Are you one? 6,000 optometrists split $3 million in PQRS bonuses

June 7, 2013

pqrs chartAbout one in every five optometrists (18.7 percent) who saw Medicare patients during 2011 received a Medicare Physician Quality Reporting System (PQRS) bonus. Optometrists earned a total of $3,092,574 in payment bonuses through PQRS during 2011, according to a report released last month by the U.S. Centers for Medicare & Medicaid Services (CMS).

Of the 32,404 U.S. optometrists eligible to participate in the PQRS that year, more than a quarter (27.7 percent) – some 8,980 practitioners – took part.

More than two-thirds (67.6 percent) of the optometrists who participated in the program – 6,067 practitioners – earned payment bonuses.

“Without the AOA, many optometrists would not have known about the extra monies available to them, and many would not have known how to qualify for the Physician Quality Reporting System bonus,” noted AOA President Ron Hopping, O.D., M.P.H.

PQRS bonuses for optometrists averaged $509 with the largest totaling $11,367.16. Twenty-two optometrists received PQRS Maintenance of Certification Program (MOCP) incentive bonuses, totaling $12,097. PQRS participation rates for optometrists continue to be slightly higher than for health care practitioners overall.

The CMS found 26.4 percent of all eligible U.S. health care practitioners participated in the PQRS during 2011.

However, optometrists significantly straggled behind ophthalmologists in PQRS participation during 2011.

More than three-quarters (79.4 percent) of the nation’s ophthalmologists – some 7,011 practitioners – reported on at least some PQRS quality measures during 2011, with more than a third (36.9 percent) of ophthalmologists earning bonuses through the program.

Launched in 2006 as the Physician Quality Reporting Initiative (PQRI), the Medicare PQRS is a reporting program that uses a combination of incentive payments and payment adjustments to promote reporting of quality information by eligible professionals, according to the CMS.

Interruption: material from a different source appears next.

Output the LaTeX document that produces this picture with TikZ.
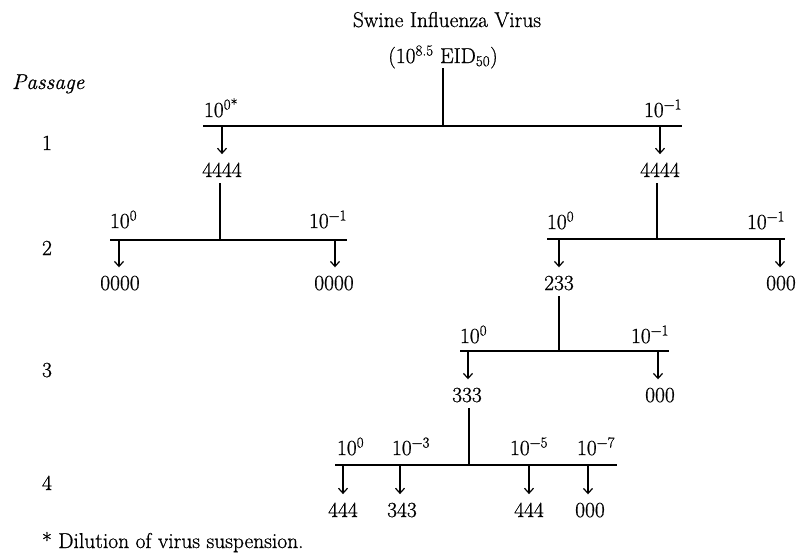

The program provides an incentive payment to practices with eligible professionals who satisfactorily report data on quality measures for covered Physician Fee Schedule (PFS) services furnished to Medicare Part B Fee-for-Service (FFS) beneficiaries (including Railroad Retirement Board and Medicare Secondary Payer beneficiaries).

Incentive payments are based on a percentage of the eligible practitioner’s total approved Medicare claims for the year.

The typical optometrist who sees Medicare patients stood to earn an average of $503 through the PQRS during 2011, the CMS noted, citing Medicare billing statistics for the year.

However, beginning this year, participation in the PQRS becomes as important to protecting Medicare revenues in an optometric practice as it has been to potentially increasing them, emphasized Rebecca Wartman, O.D., the AOA Third Party Center Executive Committee member who annually compiles AOA guidance on PQRS participation for optometrists.

In 2015, the CMS will begin reducing Medicare payments to eligible health care professionals who do not satisfactorily report data on quality measures for covered professional services under the PQRS program.

The 2015 payment penalties will be based on PQRS participation during 2013. Practitioners who do not report at least some PQRS quality measures in 2013 will see their Medicare payments reduced 1.5 percent in 2015.

“It is encouraging that roughly a fifth of the nation’s optometrists are now earning bonuses though the Medicare PQRS,” Dr. Wartman said. “However, the remainder of optometrists who have not been participating in the PQRS must begin to take part in the program now in order to avoid the Medicare payment penalties that are coming.”

The full CMS report on PQRS participation is available at http://preview.tinyurl.com/bnv77h.

For additional information, visit www.excelod.com/PQRS.

One comment

  1. I Got Mine! Thanks AOA for getting me in. Woo Hoo.